Kathleen Kennedy (Executive Producer): It's always interesting when you look at a trilogy and the first, second and third movie is almost like the first, second and third act. It happened with Star Wars, it happened with Back To The Future. The second movie is often a dark movie because that is where the conflict occurs and the third movie is often upbeat for the resolution. The three movies very much travel in that vein. Doing the fourth movie, this many years later, I think there's a sense to repeat some of the overall feelings of those three movies in one film. I think people will feel that way.

Kathleen Kennedy (Associate Producer): With Bond being the inspiration behind the whole series to begin with, it was just a great way to pull that all together.

Spielberg: Crystal Skull follows the same sign wave pattern as the first three films. There is the characteristic teaser that is the third act of a film we never got to see; then the MacGuffin is introduced, there is that long but I hope not boring explanation of what the MacGuffin is and what its potential powers are. Then the adventure gets out of the gate and just goes racing down the track.

Age Concerns

Lucas: There was never any question about the fact that we were going to have Harrison play his age.
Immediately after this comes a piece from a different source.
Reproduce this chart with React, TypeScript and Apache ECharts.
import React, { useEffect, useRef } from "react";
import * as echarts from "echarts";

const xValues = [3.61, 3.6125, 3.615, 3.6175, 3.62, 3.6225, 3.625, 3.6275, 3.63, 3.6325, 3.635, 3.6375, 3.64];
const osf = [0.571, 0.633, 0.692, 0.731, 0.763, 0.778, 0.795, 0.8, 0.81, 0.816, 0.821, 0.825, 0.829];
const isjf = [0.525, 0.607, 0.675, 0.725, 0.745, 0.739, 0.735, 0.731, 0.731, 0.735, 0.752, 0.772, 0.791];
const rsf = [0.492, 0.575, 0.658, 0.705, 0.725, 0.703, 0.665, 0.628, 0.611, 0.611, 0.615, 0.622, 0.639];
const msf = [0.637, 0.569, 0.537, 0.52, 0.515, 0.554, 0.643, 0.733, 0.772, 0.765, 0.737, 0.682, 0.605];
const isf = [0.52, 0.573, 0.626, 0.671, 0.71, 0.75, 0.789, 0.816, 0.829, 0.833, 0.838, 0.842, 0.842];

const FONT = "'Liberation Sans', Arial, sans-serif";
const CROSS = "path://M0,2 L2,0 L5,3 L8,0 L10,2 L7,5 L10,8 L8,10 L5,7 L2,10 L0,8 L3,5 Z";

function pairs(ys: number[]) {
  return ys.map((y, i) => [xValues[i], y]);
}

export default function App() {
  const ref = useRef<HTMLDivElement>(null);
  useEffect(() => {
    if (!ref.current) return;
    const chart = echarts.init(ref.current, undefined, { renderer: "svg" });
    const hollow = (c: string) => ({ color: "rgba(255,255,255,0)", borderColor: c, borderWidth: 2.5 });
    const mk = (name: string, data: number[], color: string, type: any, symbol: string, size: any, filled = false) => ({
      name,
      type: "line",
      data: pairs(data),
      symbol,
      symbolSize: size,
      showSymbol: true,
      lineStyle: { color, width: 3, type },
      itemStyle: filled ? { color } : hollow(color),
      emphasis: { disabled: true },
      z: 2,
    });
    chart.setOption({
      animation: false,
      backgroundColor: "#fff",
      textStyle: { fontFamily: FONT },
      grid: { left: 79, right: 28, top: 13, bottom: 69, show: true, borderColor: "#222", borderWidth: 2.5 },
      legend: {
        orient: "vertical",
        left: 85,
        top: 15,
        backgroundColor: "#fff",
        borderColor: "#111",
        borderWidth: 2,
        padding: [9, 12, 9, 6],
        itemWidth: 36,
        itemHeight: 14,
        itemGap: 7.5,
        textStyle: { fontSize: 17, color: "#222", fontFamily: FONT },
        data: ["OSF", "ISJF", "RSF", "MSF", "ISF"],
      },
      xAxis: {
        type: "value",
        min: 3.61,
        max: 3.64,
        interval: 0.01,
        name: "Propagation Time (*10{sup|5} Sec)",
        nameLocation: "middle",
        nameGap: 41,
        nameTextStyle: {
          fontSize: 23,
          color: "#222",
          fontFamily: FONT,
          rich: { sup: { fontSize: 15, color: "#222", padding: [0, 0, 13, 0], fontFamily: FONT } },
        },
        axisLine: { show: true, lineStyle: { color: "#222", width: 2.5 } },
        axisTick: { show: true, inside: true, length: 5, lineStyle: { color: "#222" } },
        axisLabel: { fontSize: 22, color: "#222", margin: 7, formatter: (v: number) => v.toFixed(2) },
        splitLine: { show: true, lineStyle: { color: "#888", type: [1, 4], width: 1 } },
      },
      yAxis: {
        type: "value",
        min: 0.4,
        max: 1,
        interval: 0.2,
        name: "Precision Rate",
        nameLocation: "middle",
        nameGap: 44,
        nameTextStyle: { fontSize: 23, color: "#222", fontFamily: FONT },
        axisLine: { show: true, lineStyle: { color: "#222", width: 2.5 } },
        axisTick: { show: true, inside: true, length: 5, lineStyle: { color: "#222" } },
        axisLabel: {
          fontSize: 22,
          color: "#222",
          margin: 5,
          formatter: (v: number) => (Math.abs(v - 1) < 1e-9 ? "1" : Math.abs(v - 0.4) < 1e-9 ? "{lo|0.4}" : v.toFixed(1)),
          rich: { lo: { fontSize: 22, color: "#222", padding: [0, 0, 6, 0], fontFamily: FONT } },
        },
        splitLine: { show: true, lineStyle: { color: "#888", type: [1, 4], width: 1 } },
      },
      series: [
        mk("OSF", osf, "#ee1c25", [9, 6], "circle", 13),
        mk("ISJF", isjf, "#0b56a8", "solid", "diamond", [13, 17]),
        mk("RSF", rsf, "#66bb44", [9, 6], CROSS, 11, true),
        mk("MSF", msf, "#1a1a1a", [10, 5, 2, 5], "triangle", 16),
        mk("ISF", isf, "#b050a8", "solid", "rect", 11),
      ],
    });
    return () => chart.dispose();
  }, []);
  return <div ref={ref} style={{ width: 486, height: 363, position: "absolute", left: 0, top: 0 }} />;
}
Spielberg: There's a line that was thematic for me, and it's not a line that's actually in the movie. And it illustrates why I was comfortable letting Harrison age 18, 19 years. In the first movie, he says, ''It's not the years, sweetheart, it's the mileage.'' Well, my whole theme in this movie is, It's not the mileage sweetheart, it's the years. When a guy gets to be that age and he still packs the same punch, and he still runs just as fast and climbs just as high, he's gonna be breathing a little heavier at the end of the set piece. And I felt let's have some fun with that. Let's not hide that.

Kennedy: The fifties were an interesting period, because it was still an age of innocence, a time when we were coming out of World War II and people were exciting about moving into the future.

Spielberg: It was important for me that the character move into The Atomic Age. Our film takes place in 1957 which is totally informed by the Cold War, by McCarthyism, by hot rods, and girls wearing letter sweaters, ponytails and saddle shoes. For me, the '50s were emblematic of music, of the very beginning of rock and roll. It was Technicolor. The Fifties means the bright young faces that Norman Rockwell loved to paint.

The Baddies

Lucas: If you're going to make a movie about the 1930s, it's almost impossible to do it without the Nazis. And it's the same thing when we got to the '50s here. We have to deal with the Russians because that's where we were. It's not like we set out to make a film about Russians. It was more about what was going on in the world. What were the issues? Who was doing what?

Spielberg: Setting the story in 1957 planted us firmly in the middle of the cold war with the threat of nuclear annihilation and The Red Menace, as it used to be known in America. Those were the things that were in the headlines on a daily basis, so when it came to who the villains would be, the Russians got the job.

Cate Blanchett (Irina Spalko): Spalko has an almost impenetrable steel-like quality to her - not a hair out of place, whatever she's doing, never anything on her boots whatever mud she's walking through. There's a remarkable precision about her. She's penetrating and, therefore, potentially lethal.

Spielberg: Cate scared me at times. Cate really took over the full interpretation of Irina Spalko and this went right to the costume, the hair and the make-up. Cate was the one who made all of those decisions.

Ford: Spalko's properly bad. It was wonderful to work with Cate Blanchett, she's a wonderful actress. She's a very easy person to work with. She doesn't exactly stay in character but I had not seen her out of that wig and costume till about the third week. When she wandered on the set, I didn't know who she was. She made a great foe.